In the master’s application.yaml:
# Thread-related configuration
fetch-command-num: 10
# master prepare execute thread number to limit handle commands in parallel
pre-exec-threads: 10
# master execute thread number to limit process instances in parallel
exec-threads: 100
# master dispatch task number per batch, if all the tasks dispatch failed in a batch, will sleep 1s.
dispatch-task-number: 3
# CPU and memory-related configuration
# master max cpuload avg, only higher than the system cpu load average, master server can schedule. default value -1: the number of cpu cores * 2
# If the CPU load exceeds the following value, the master role will stop scheduling until the load drops below this value. Default: no limit
max-cpu-load-avg: -1
# master reserved memory, only lower than system available memory, master server can schedule. default value 0.3, the unit is G
# If available memory is less than the following value (in GB), the master will stop scheduling until it rises above. Default: 0.3G
reserved-memory: 0.3
In the worker’s application.yaml:
# Thread-related configuration
# worker execute thread number to limit task instances in parallel
exec-threads: 100
# CPU and memory-related configuration
# worker max cpuload avg, only higher than the system cpu load average, worker server can be dispatched tasks. default value -1: the number of cpu cores * 2
# If the CPU load exceeds the following value, the worker role will stop accepting tasks until it drops.
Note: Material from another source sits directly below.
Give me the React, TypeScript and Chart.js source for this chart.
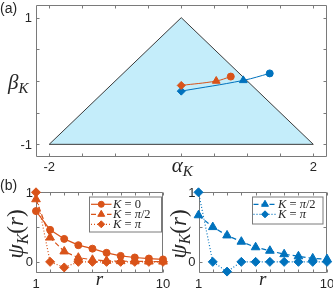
import React, { useEffect, useRef } from 'react';
import { Chart, registerables } from 'chart.js';
import { drawPoint } from 'chart.js/helpers';
Chart.register(...registerables);

// ---------- Panel (a) data ----------
const triAlpha = [-2, 0, 2, -2];
const triBeta = [-1, 1, -1, -1];
const orangeAlpha = [0, 0.53, 0.75];
const orangeBeta = [-0.07, 0.0, 0.07];
const blueAlpha = [0, 0.94, 1.34];
const blueBeta = [-0.16, 0.01, 0.12];
const pathMarkers = ['rectRot', 'triangle', 'circle'];
const aXTicks = [-2, -1.5, -1, -0.5, 0, 0.5, 1, 1.5, 2];
const aYTicks = [-1, -0.5, 0, 0.5, 1];
const aXLabelVals = [-2, 2];
const aXLabelText = ['-2', '2'];
const aYLabelVals = [-1, 1];
const aYLabelText = ['-1', '1'];

// ---------- Panel (b) data ----------
const rVals = [1, 2, 3, 4, 5, 6, 7, 8, 9, 10];
const psiK0 = [0.73, 0.46, 0.33, 0.24, 0.19, 0.13, 0.086, 0.063, 0.048, 0.035];
const psiKhalfL = [0.9, 0.35, 0.15, 0.06, 0.03, 0.015, 0.01, 0.008, 0.005, 0.004];
const psiKpiL = [1, 0, -0.08, 0, 0, 0, 0, 0, 0, 0];
const psiKhalfR = [0.67, 0.5, 0.38, 0.29, 0.21, 0.16, 0.11, 0.08, 0.05, 0.04];
const psiKpiR = [1, 0, -0.14, 0, 0, 0, 0, 0, 0, 0];
const bXTicks = [1, 2, 3, 4, 5, 6, 7, 8, 9, 10];
const bYTicks = [0, 0.5, 1];
const bXLabelVals = [1, 10];
const bXLabelText = ['1', '10'];
const bYLabelVals = [0, 1];
const bYLabelText = ['0', '1'];

const ORANGE = '#D95319';
const BLUE = '#0072BD';
const FILL = '#C4EDFA';
const TXT = '#262626';
const BOX = '#7a7a7a';
const SANS = '"Liberation Sans", Arial, sans-serif';
const SERIF = '"Liberation Serif", "Times New Roman", serif';

type Seg = { t: string; it?: boolean; sub?: boolean };

function mathText(ctx: CanvasRenderingContext2D, segs: Seg[], x: number, y: number, size: number, align: 'left' | 'center', rot = 0) {
  ctx.save();
  ctx.translate(x, y);
  if (rot) ctx.rotate(rot);
  ctx.fillStyle = TXT;
  ctx.textAlign = 'left';
  ctx.textBaseline = 'alphabetic';
  const subSize = Math.round(size * 0.7);
  const fontOf = (s: Seg) => `${s.it ? 'italic ' : ''}${s.sub ? subSize : size}px ${SERIF}`;
  const ws = segs.map((s) => { ctx.font = fontOf(s); return ctx.measureText(s.t).width; });
  const total = ws.reduce((a, b) => a + b, 0);
  let cx = align === 'center' ? -total / 2 : 0;
  segs.forEach((s, i) => {
    ctx.font = fontOf(s);
    ctx.fillText(s.t, cx, s.sub ? size * 0.2 : 0);
    cx += ws[i];
  });
  ctx.restore();
}

function plainText(ctx: CanvasRenderingContext2D, t: string, x: number, y: number, size: number, align: CanvasTextAlign, baseline: CanvasTextBaseline = 'alphabetic') {
  ctx.save();
  ctx.fillStyle = TXT;
  ctx.font = `${size}px ${SANS}`;
  ctx.textAlign = align;
  ctx.textBaseline = baseline;
  ctx.fillText(t, x, y);
  ctx.restore();
}

function drawAxesBox(chart: any, xt: number[], yt: number[], len = 3) {
  const { ctx, chartArea: a, scales } = chart;
  const L = Math.round(a.left) + 0.5, R = Math.round(a.right) - 0.5;
  const T = Math.round(a.top) + 0.5, B = Math.round(a.bottom) - 0.5;
  ctx.save();
  ctx.strokeStyle = BOX;
  ctx.lineWidth = 1;
  ctx.beginPath();
  ctx.rect(L, T, R - L, B - T);
  xt.forEach((v) => {
    const px = Math.round(scales.x.getPixelForValue(v)) + 0.5;
    ctx.moveTo(px, B); ctx.lineTo(px, B - len);
    ctx.moveTo(px, T); ctx.lineTo(px, T + len);
  });
  yt.forEach((v) => {
    const py = Math.round(scales.y.getPixelForValue(v)) + 0.5;
    ctx.moveTo(L, py); ctx.lineTo(L + len, py);
    ctx.moveTo(R, py); ctx.lineTo(R - len, py);
  });
  ctx.stroke();
  ctx.restore();
}

type LegRow = { color: string; dash: number[]; style: string; radius: number; label: Seg[] };

function drawLegend(ctx: CanvasRenderingContext2D, box: [number, number, number, number], rows: LegRow[], lx0: number, lx1: number, tx: number, y0: number, step: number) {
  ctx.save();
  ctx.fillStyle = '#ffffff';
  ctx.strokeStyle = BOX;
  ctx.lineWidth = 1;
  ctx.fillRect(box[0], box[1], box[2] - box[0], box[3] - box[1]);
  ctx.strokeRect(box[0] + 0.5, box[1] + 0.5, box[2] - box[0], box[3] - box[1]);
  rows.forEach((row, i) => {
    const y = y0 + i * step;
    ctx.strokeStyle = row.color;
    ctx.lineWidth = 1.2;
    ctx.setLineDash(row.dash);
    ctx.beginPath();
    ctx.moveTo(lx0, y); ctx.lineTo(lx1, y);
    ctx.stroke();
    ctx.setLineDash([]);
    ctx.fillStyle = row.color;
    ctx.strokeStyle = row.color;
    ctx.lineWidth = 1;
    drawPoint(ctx, { pointStyle: row.style as any, radius: row.radius, rotation: 0, borderWidth: 1 } as any, (lx0 + lx1) / 2, y);
    mathText(ctx, row.label, tx, y + 4, 12.5, 'left');
  });
  ctx.restore();
}

function pts(xs: number[], ys: number[]) {
  return xs.map((x, i) => ({ x, y: ys[i] }));
}

// ---------- chart configs ----------
function configA(): any {
  return {
    type: 'scatter',
    data: {
      datasets: [
        {
          data: pts(orangeAlpha, orangeBeta), showLine: true, borderColor: ORANGE, backgroundColor: ORANGE,
          borderWidth: 1, tension: 0.4, pointStyle: pathMarkers, pointRadius: [4, 4.5, 3.5],
          pointBorderWidth: 1, pointBorderColor: ORANGE, pointBackgroundColor: ORANGE, order: 0,
        },
        {
          data: pts(blueAlpha, blueBeta), showLine: true, borderColor: BLUE, backgroundColor: BLUE,
          borderWidth: 1, tension: 0.4, pointStyle: pathMarkers, pointRadius: [4, 4.5, 3.5],
          pointBorderWidth: 1, pointBorderColor: BLUE, pointBackgroundColor: BLUE, order: 1,
        },
        {
          data: pts(triAlpha, triBeta), showLine: true, fill: 'shape', backgroundColor: FILL,
          borderColor: '#3a3a3a', borderWidth: 1, pointRadius: 0, tension: 0, order: 5,
        },
      ],
    },
    options: {
      responsive: false, animation: false, devicePixelRatio: 1, events: [],
      layout: { padding: { left: 36, right: 6.5, top: 1, bottom: 133 } },
      scales: {
        x: { type: 'linear', min: -2.2, max: 2.2, display: false },
        y: { type: 'linear', min: -1.2, max: 1.2, display: false },
      },
      plugins: { legend: { display: false }, tooltip: { enabled: false } },
    },
    plugins: [{
      id: 'decorA',
      beforeDatasetsDraw(chart: any) { drawAxesBox(chart, aXTicks, aYTicks); },
      afterDraw(chart: any) {
        const { ctx, chartArea: a, scales } = chart;
        aYLabelVals.forEach((v, i) => plainText(ctx, aYLabelText[i], a.left - 4, scales.y.getPixelForValue(v) + 1, 13, 'right', 'middle'));
        aXLabelVals.forEach((v, i) => plainText(ctx, aXLabelText[i], scales.x.getPixelForValue(v), a.bottom + 14, 13, 'center'));
        mathText(ctx, [{ t: 'α', it: true }, { t: 'K', it: true, sub: true }], scales.x.getPixelForValue(0) + 1, a.bottom + 14.5, 21, 'center');
        mathText(ctx, [{ t: 'β', it: true }, { t: 'K', it: true, sub: true }], 8, scales.y.getPixelForValue(0) + 8, 21, 'left');
        plainText(ctx, '(a)', 0, 12.5, 14, 'left');
      },
    }],
  };
}

function configB(right: boolean): any {
  const color = right ? BLUE : ORANGE;
  const datasets: any[] = [];
  const common = { showLine: true, clip: false, borderColor: color, backgroundColor: color, pointBackgroundColor: color, pointBorderColor: color, pointBorderWidth: 1, tension: 0 };
  if (!right) {
    datasets.push({ ...common, data: pts(rVals, psiK0), borderWidth: 1.2, pointStyle: 'circle', pointRadius: 3.5 });
    datasets.push({ ...common, data: pts(rVals, psiKhalfL), borderWidth: 1.2, borderDash: [5, 3], pointStyle: 'triangle', pointRadius: 5 });
    datasets.push({ ...common, data: pts(rVals, psiKpiL), borderWidth: 1.2, borderDash: [1, 2], pointStyle: 'rectRot', pointRadius: 4.5 });
  } else {
    datasets.push({ ...common, data: pts(rVals, psiKhalfR), borderWidth: 1.2, borderDash: [5, 3], pointStyle: 'triangle', pointRadius: 5 });
    datasets.push({ ...common, data: pts(rVals, psiKpiR), borderWidth: 1.2, borderDash: [1, 2], pointStyle: 'rectRot', pointRadius: 4.5 });
  }
  const left = right ? 198.5 : 36;
  const rightPad = right ? 5.5 : 170;
  const rows: LegRow[] = right
    ? [
        { color, dash: [5, 3], style: 'triangle', radius: 4, label: [{ t: 'K', it: true }, { t: ' = ' }, { t: 'π', it: true }, { t: '/2' }] },
        { color, dash: [1, 2], style: 'rectRot', radius: 3.5, label: [{ t: 'K', it: true }, { t: ' = ' }, { t: 'π', it: true }] },
      ]
    : [
        { color, dash: [], style: 'circle', radius: 3, label: [{ t: 'K', it: true }, { t: ' = 0' }] },
        { color, dash: [5, 3], style: 'triangle', radius: 4, label: [{ t: 'K', it: true }, { t: ' = ' }, { t: 'π', it: true }, { t: '/2' }] },
        { color, dash: [1, 2], style: 'rectRot', radius: 3.5, label: [{ t: 'K', it: true }, { t: ' = ' }, { t: 'π', it: true }] },
      ];
  return {
    type: 'scatter',
    data: { datasets },
    options: {
      responsive: false, animation: false, devicePixelRatio: 1, events: [],
      layout: { padding: { left, right: rightPad, top: 192.3, bottom: 17 } },
      scales: {
        x: { type: 'linear', min: 1, max: 10, display: false },
        y: { type: 'linear', min: -0.16, max: 1, display: false },
      },
      plugins: { legend: { display: false }, tooltip: { enabled: false } },
    },
    plugins: [{
      id: right ? 'decorBR' : 'decorBL',
      beforeDatasetsDraw(chart: any) { drawAxesBox(chart, bXTicks, bYTicks); },
      afterDraw(chart: any) {
        const { ctx, chartArea: a, scales } = chart;
        bYLabelVals.forEach((v, i) => plainText(ctx, bYLabelText[i], a.left - 3, scales.y.getPixelForValue(v) + 1, 13, 'right', 'middle'));
        bXLabelVals.forEach((v, i) => plainText(ctx, bXLabelText[i], scales.x.getPixelForValue(v), a.bottom + 15, 13, 'center'));
        mathText(ctx, [{ t: 'r', it: true }], (a.left + a.right) / 2, a.bottom + 12, 19, 'center');
        mathText(ctx, [{ t: 'ψ', it: true }, { t: 'K', it: true, sub: true }, { t: '(' }, { t: 'r', it: true }, { t: ')' }], a.left - 13, 234, 23, 'center', -Math.PI / 2);
        if (right) {
          drawLegend(ctx, [252, 196.5, 322.5, 223.5], rows, 253.5, 276.5, 278, 204.3, 10);
        } else {
          plainText(ctx, '(b)', 0, 189.5, 14, 'left');
          drawLegend(ctx, [89, 196.5, 161, 231.5], rows, 91, 111.5, 113, 204.3, 10);
        }
      },
    }],
  };
}

function ChartCanvas({ make }: { make: () => any }) {
  const ref = useRef<HTMLCanvasElement>(null);
  useEffect(() => {
    const chart = new Chart(ref.current as HTMLCanvasElement, make());
    return () => chart.destroy();
  }, []);
  return (
    <canvas ref={ref} width={333} height={290}
      style={{ position: 'absolute', left: 0, top: 0, width: 333, height: 290 }} />
  );
}

export default function App() {
  return (
    <div style={{ position: 'fixed', left: 0, top: 0, width: 333, height: 290, background: '#ffffff', overflow: 'hidden' }}>
      <ChartCanvas make={configA} />
      <ChartCanvas make={() => configB(false)} />
      <ChartCanvas make={() => configB(true)} />
    </div>
  );
}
Default: no limit
max-cpu-load-avg: -1
# worker reserved memory, only lower than system available memory, worker server can be dispatched tasks. default value 0.3, the unit is G
# If available memory is less than the following value (in GB), the worker will stop accepting tasks until it rises above. Default: 0.3G
reserved-memory: 0.3
In the master’s start.sh, the JVM memory settings were:
JAVA_OPTS=${JAVA_OPTS:-"-server -Duser.timezone=${SPRING_JACKSON_TIME_ZONE} -Xms4g -Xmx4g -Xmn2g -XX:+PrintGCDetails -Xloggc:gc.log -XX:+HeapDumpOnOutOfMemoryError -XX:HeapDumpPath=dump.hprof"}
In the worker’s start.sh, the JVM memory settings were:
JAVA_OPTS=${JAVA_OPTS:-"-server -Duser.timezone=${SPRING_JACKSON_TIME_ZONE} -Xms4g -Xmx4g -Xmn2g -XX:+PrintGCDetails -Xloggc:gc.log -XX:+HeapDumpOnOutOfMemoryError -XX:HeapDumpPath=dump.hprof"}
If your machine doesn't have much memory, you can adjust the JVM memory settings in start.sh accordingly.
They mainly modified the thread counts and CPU limits in the master and worker application.yaml files — setting all thread counts to 3 and changing the CPU limit from -1 to 4 (the servers have 8 CPU cores).
The specific values can be adjusted based on your server specs or by trial and error.
Afterward, they observed the CPU usage again and found that during the 5-minute triggers, the CPU stayed stable.Even at 2 AM and 3 AM, when a burst of tasks was scheduled, the CPU remained under control and tasks ran smoothly, as shown in the images:
However, one thing to note:
After reducing the number of threads, the number of tasks that can be scheduled simultaneously also decreases.
For example, if each worker is set to 3 threads and there are 5 worker nodes, the max concurrency is 15 tasks.
So the thread count should be determined by balancing your server's load and the number of concurrent tasks you need to run.
The goal is to find a value that avoids sudden CPU spikes and ensures scheduled tasks finish within an acceptable time window.